# SemCLIP

Fine-tune OpenCLIP with a custom loss that leverages paraphrased and negated captions to create a more robust semantic alignment between text and image.

## Project Structure

### Source Code (`/src`)

- `__init__.py`: Package initialization file
- `custom_loss.py`: Implements the NegationParaphraseProjectionLoss combining CLIP, paraphrasing, and negation objectives.
- `dataset.py`: Dataset and collate function for images with original, paraphrased, and negated captions.
- `model.py`: PyTorch Lightning implementation of the SemCLIP model.
- `train.py`: Training script using PyTorch Lightning.
- `config.py`: Configuration classes for model architecture.
- `args.py`: Command-line argument parsing.
- `training_params.py`: Training parameters and hyperparameters.
- `evaluation.py`: Evaluation metrics and utilities.

## Dataset Requirements

To train with this project, you must manually add the required datasets to the `data/` directory:

- **CCNeg** (for `--dataset-type ccneg`):
  - Download and prepare the CCNeg dataset by following the instructions here: [CCNeg Dataset Instructions](https://github.com/jaisidhsingh/CoN-CLIP/blob/main/ccneg_dataset/README.md)

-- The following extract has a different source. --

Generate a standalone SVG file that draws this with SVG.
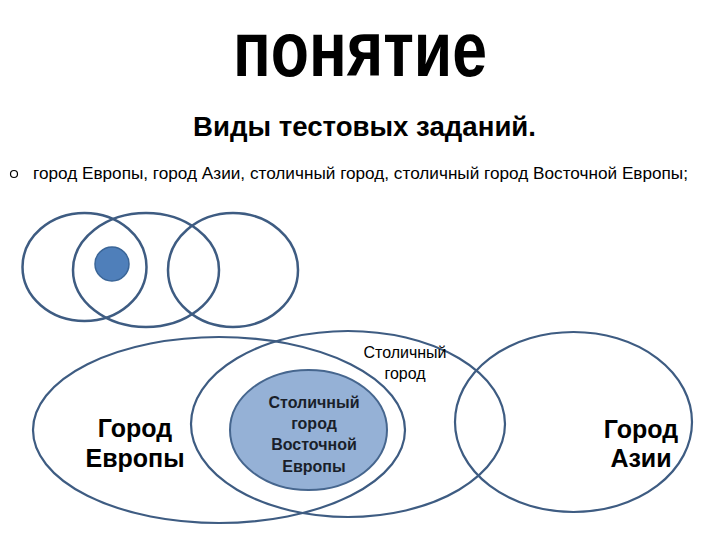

- **SugarCrepe++** (for `--dataset-type sugarcrepe`):
  - Download and prepare the SugarCrepe++ dataset: [SugarCrepe++ Dataset (arXiv)](https://arxiv.org/abs/2406.11171)

See below for the expected CSV format and directory structure for each dataset type.

## Dataset Format

- **For `ccneg` dataset type:**
  - Images must be named as 9-digit zero-padded numbers based on the `image_number` column in the CSV, with the appropriate extension (default `.jpg`).
    - Example: `image_number` 2 → `000000002.jpg`
  - Place all images in the directory specified by `--image-dir-name` (default: `ccneg_images/cc3m_subset_images_extracted_final`), inside your `--data-dir`.

- **For `sugarcrepe` dataset type:**
  - Images must be named exactly as specified in the `filename` column of the CSV (case-sensitive).
  - Place all images in the directory specified by `--image-dir-name`, inside your `--data-dir`.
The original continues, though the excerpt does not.